Regular readers of these pages know that I recently wrote a post about the wonderful work of George Shaw, a contemporary British painter who had been nominated for this year’s Turner Prize in contemporary art. Shaw’s work captures some of the forgotten corners of modern urban life, with a keen eye for detail and an evocation of a sense of stillness that drew me in from the first moment I saw it. Unfortunately, the winner of this year’s Turner Prize was announced today, and it was not Mr. Shaw, but rather an artist who does the sort of work that looks like what it is: a pile of rubbish that a cleaning lady would be forgiven for throwing out when tidying up after the gallery has closed for the day. In other words, it can be summed up as Tracey Emin 2.0.
The work in question could easily be derided because it says nothing, unless you happen to be fluent in “artspeak”. This is the jibber-jabber of nonsense which passes for intellectualism in the contemporary art world, and which in its variants continues to promote exceptionally bad taste in the architecture and design worlds as well. One comes across it when one is unfortunate enough to have to take a course at Sotheby’s on contemporary art theory, with a professor who thought that displaying a bunch of empty coat hangers from the ceiling was the height of depth, as it were.
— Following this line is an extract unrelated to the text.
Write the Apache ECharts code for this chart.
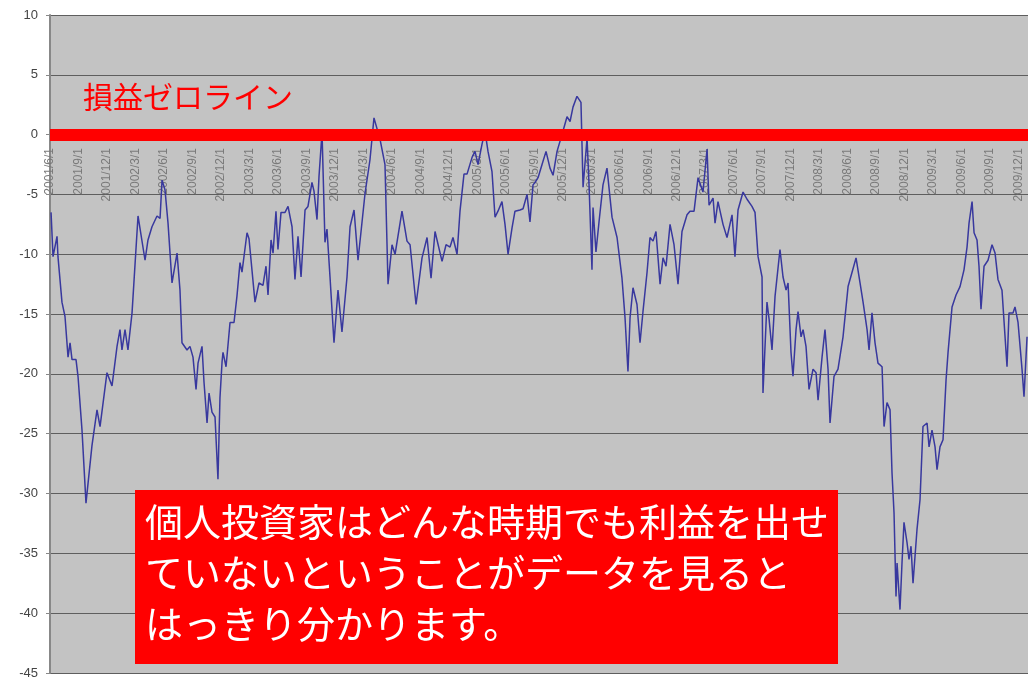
<!DOCTYPE html>
<html>
<head>
<meta charset="utf-8">
<script src="https://cdn.jsdelivr.net/npm/echarts@6/dist/echarts.min.js"></script>
<style>
  html, body { margin: 0; padding: 0; background: #fff; }
  #container { width: 1028px; height: 682px; }
</style>
</head>
<body>
<div id="container"></div>
<script>
// quarter labels on the x axis, one every 3 months from 2001/6/1
const tickLabels = [
    '2001/6/1', '2001/9/1', '2001/12/1',
    '2002/3/1', '2002/6/1', '2002/9/1', '2002/12/1',
    '2003/3/1', '2003/6/1', '2003/9/1', '2003/12/1',
    '2004/3/1', '2004/6/1', '2004/9/1', '2004/12/1',
    '2005/3/1', '2005/6/1', '2005/9/1', '2005/12/1',
    '2006/3/1', '2006/6/1', '2006/9/1', '2006/12/1',
    '2007/3/1', '2007/6/1', '2007/9/1', '2007/12/1',
    '2008/3/1', '2008/6/1', '2008/9/1', '2008/12/1',
    '2009/3/1', '2009/6/1', '2009/9/1', '2009/12/1'
];

// months elapsed since 2001/6/1
const monthIdx = [
    0.11, 0.32, 0.74, 0.84, 1.26, 1.58, 1.90, 2.11, 2.32, 2.74,
    2.95, 3.37, 3.79, 4.42, 4.95, 5.27, 6.00, 6.53, 7.06, 7.37,
    7.58, 7.90, 8.21, 8.64, 9.27, 10.01, 10.32, 10.74, 11.27, 11.59,
    11.80, 12.11, 12.43, 12.85, 13.38, 13.69, 13.90, 14.43, 14.74, 15.06,
    15.38, 15.59, 16.01, 16.22, 16.54, 16.75, 17.06, 17.38, 17.69, 17.90,
    18.12, 18.22, 18.54, 18.96, 19.38, 19.69, 20.01, 20.22, 20.75, 20.96,
    21.59, 22.01, 22.43, 22.75, 22.96, 23.28, 23.49, 23.80, 24.01, 24.33,
    24.75, 25.07, 25.49, 25.80, 26.12, 26.44, 26.86, 27.17, 27.59, 27.80,
    28.12, 28.33, 28.65, 28.96, 29.17, 29.49, 29.91, 30.33, 30.75, 30.96,
    31.28, 31.60, 32.02, 32.44, 33.18, 33.70, 34.12, 34.76, 35.28, 35.60,
    36.02, 36.34, 37.07, 37.60, 37.92, 38.55, 39.18, 39.71, 40.13, 40.55,
    41.29, 41.71, 42.13, 42.44, 42.87, 43.18, 43.60, 43.92, 44.45, 44.76,
    45.08, 45.50, 45.81, 46.13, 46.55, 46.87, 47.18, 47.60, 47.92, 48.24,
    48.66, 48.97, 49.50, 49.82, 50.24, 50.55, 50.87, 51.08, 51.40, 51.82,
    52.24, 52.66, 52.98, 53.40, 54.03, 54.45, 54.77, 55.08, 55.50, 55.92,
    56.14, 56.56, 56.77, 57.08, 57.19, 57.50, 57.82, 58.24, 58.66, 59.19,
    59.72, 60.24, 60.56, 60.87, 61.09, 61.40, 61.82, 62.14, 62.45, 62.88,
    63.19, 63.51, 63.82, 64.25, 64.56, 64.88, 65.30, 65.72, 66.14, 66.56,
    67.09, 67.40, 67.83, 68.25, 68.77, 69.20, 69.41, 69.83, 70.04, 70.35,
    70.88, 71.30, 71.83, 72.14, 72.46, 72.99, 73.41, 73.93, 74.25, 74.57,
    74.99, 75.09, 75.51, 75.73, 76.04, 76.36, 76.88, 77.20, 77.52, 77.73,
    78.04, 78.25, 78.57, 78.78, 79.10, 79.31, 79.62, 79.94, 80.36, 80.68,
    80.89, 81.31, 81.62, 81.94, 82.15, 82.57, 82.99, 83.52, 84.05, 84.47,
    84.89, 85.31, 85.63, 86.05, 86.26, 86.57, 86.89, 87.20, 87.63, 87.84,
    88.15, 88.47, 88.68, 88.89, 89.10, 89.21, 89.52, 89.73, 89.94, 90.26,
    90.47, 90.68, 90.89, 91.31, 91.63, 91.94, 92.37, 92.58, 92.89, 93.21,
    93.42, 93.73, 94.05, 94.37, 94.58, 95.00, 95.42, 95.84, 96.26, 96.58,
    96.79, 97.11, 97.32, 97.63, 97.84, 98.05, 98.37, 98.79, 99.21, 99.53,
    99.84, 100.26, 100.79, 101.00, 101.42, 101.63, 101.95, 102.37, 102.58, 102.90
];

// 損益 (%)
const pnl = [
    -6.5, -10.2, -8.5, -10.2, -14, -15.2, -18.6, -17.4, -18.8, -18.8,
    -20.2, -24.7, -30.8, -26, -23, -24.4, -19.9, -21, -17.7, -16.3,
    -18, -16.3, -18, -14.9, -6.8, -10.5, -8.8, -7.7, -6.8, -7,
    -3.8, -4.6, -7.4, -12.4, -9.9, -13, -17.4, -18, -17.7, -18.6,
    -21.3, -19.1, -17.7, -20.7, -24.1, -21.6, -23.2, -23.6, -28.8, -22,
    -19, -18.2, -19.4, -15.7, -15.7, -13.5, -10.7, -11.5, -8.2, -8.7,
    -14, -12.4, -12.6, -11, -13.4, -8.8, -9.9, -6.4, -9.6, -6.5,
    -6.5, -6, -7.7, -12.1, -8.5, -11.9, -6.3, -6, -4, -4.7,
    -7.1, -3.5, 0.2, -9, -7.9, -11.9, -17.4, -13, -16.5, -16.4,
    -11.9, -7.7, -6.3, -10.5, -4.9, -2.1, 1.4, -0.4, -2.5, -12.5,
    -9.2, -10, -6.4, -8.9, -9.2, -14.2, -10.3, -8.6, -12, -8.1,
    -10.6, -9.2, -9.4, -8.6, -10, -6.4, -3.3, -3.3, -1.9, -1.4,
    -2.5, -0.8, 0.3, -1.4, -3.1, -6.9, -6.4, -5.6, -7.5, -10,
    -7.8, -6.4, -6.3, -6.2, -5, -7.3, -4.2, -4, -3.6, -2.5,
    -1.4, -2.8, -3.4, -1.4, 0.3, 1.5, 1.1, 2.3, 3.2, 2.7,
    -4.4, -0.3, -4.2, -11.3, -6.1, -9.8, -7.3, -4.2, -2.8, -6.9,
    -8.6, -12, -15.3, -19.8, -15.3, -12.8, -14.2, -17.4, -14.8, -11.5,
    -8.6, -8.9, -8.1, -12.5, -10.3, -11, -7.5, -9.2, -12.5, -8.1,
    -6.7, -6.4, -6.4, -3.6, -4.8, -1.2, -5.9, -5.3, -7.4, -5.6,
    -7.5, -8.6, -6.7, -10.2, -6.3, -4.8, -5.4, -6, -6.5, -10.2,
    -11.9, -21.6, -14, -15.4, -18, -13.5, -9.6, -11.9, -13, -12.4,
    -18.2, -20.2, -16.3, -14.8, -16.9, -16.3, -17.7, -21.3, -19.6, -19.9,
    -22.2, -18.6, -16.3, -19.6, -24.1, -20.2, -19.6, -16.9, -12.7, -11.5,
    -10.3, -12.4, -14, -16.3, -18, -14.9, -17.4, -19.1, -19.4, -24.4,
    -22.4, -23, -28.3, -31.6, -38.6, -35.8, -39.7, -35.8, -32.4, -34.1,
    -35.5, -34.4, -37.5, -33, -30.5, -24.4, -24.1, -26.1, -24.7, -26.1,
    -28, -26.1, -25.5, -20.5, -18.2, -14.4, -13.4, -12.7, -11.3, -9.4,
    -7.4, -5.6, -8.2, -8.8, -11, -14.6, -11, -10.5, -9.2, -9.9,
    -12.1, -13, -19.4, -14.9, -14.9, -14.4, -15.7, -19.6, -21.9, -16.9
];

const zeroLineLabel = '損益ゼロライン';
const noteLines = [
    '個人投資家はどんな時期でも利益を出せ',
    'ていないということがデータを見ると',
    'はっきり分かります。'
];

const dom = document.getElementById('container');
const myChart = echarts.init(dom);

const option = {
    backgroundColor: '#fff',
    animation: false,
    title: {
        text: noteLines.join('\n'),
        left: 135,
        top: 490,
        backgroundColor: '#ff0000',
        padding: [6, 9, 15, 10],
        textStyle: {
            color: '#fff',
            fontSize: 38,
            lineHeight: 51,
            fontWeight: 'normal',
            fontFamily: 'Noto Sans CJK JP'
        }
    },
    grid: {
        left: 50,
        right: 0,
        top: 15,
        bottom: 9,
        outerBoundsMode: 'none',
        containLabel: false,
        show: true,
        backgroundColor: '#c3c3c3',
        borderWidth: 0
    },
    xAxis: {
        type: 'value',
        position: 'bottom',
        // category labels hang from the zero line, as in the Excel original
        offset: -538,
        min: 0,
        max: 103,
        interval: 3,
        axisLine: { show: true, onZero: false, lineStyle: { color: '#888' } },
        axisTick: { show: false },
        splitLine: { show: false },
        axisLabel: {
            rotate: 90,
            margin: 13,
            fontSize: 12,
            color: '#7a7a7a',
            fontFamily: 'Liberation Sans',
            formatter: function (v) {
                if (v % 3 !== 0) return '';
                return tickLabels[v / 3] || '';
            }
        }
    },
    yAxis: {
        type: 'value',
        min: -45,
        max: 10,
        interval: 5,
        axisLine: { show: true, onZero: false, lineStyle: { color: '#888', width: 2 } },
        axisTick: { show: true, length: 4, lineStyle: { color: '#888' } },
        splitLine: { show: true, lineStyle: { color: '#5e5e5e', width: 1 } },
        axisLabel: {
            fontSize: 13,
            color: '#444',
            margin: 12,
            fontFamily: 'Liberation Sans'
        }
    },
    series: [{
        type: 'line',
        data: monthIdx.map((m, i) => [m, pnl[i]]),
        showSymbol: false,
        lineStyle: { color: '#38389e', width: 1.5 },
        z: 2,
        markLine: {
            silent: true,
            symbol: 'none',
            lineStyle: { color: '#ff0000', width: 12, type: 'solid' },
            label: {
                show: true,
                position: 'insideStartTop',
                distance: [33, 23],
                formatter: zeroLineLabel,
                color: '#ff0000',
                fontSize: 30,
                fontFamily: 'Noto Sans CJK JP'
            },
            data: [{ yAxis: 0 }]
        }
    }]
};

myChart.setOption(option);
</script>
</body>
</html>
Yet in fact, the selection of this particular, untalented artist over the actually-talented Mr. Shaw says a great deal about elites in Britain. Faced with the choice between a contemporary artist looking at the world around him with a display of technical skill, and another who is simply selling the latest version of the emperor’s new clothes, the prize committee chose the latter. My British readers will forgive me, or rather they probably will not, but if further proof was needed that Britain is asleep at its post in defending Western civilization, here it is.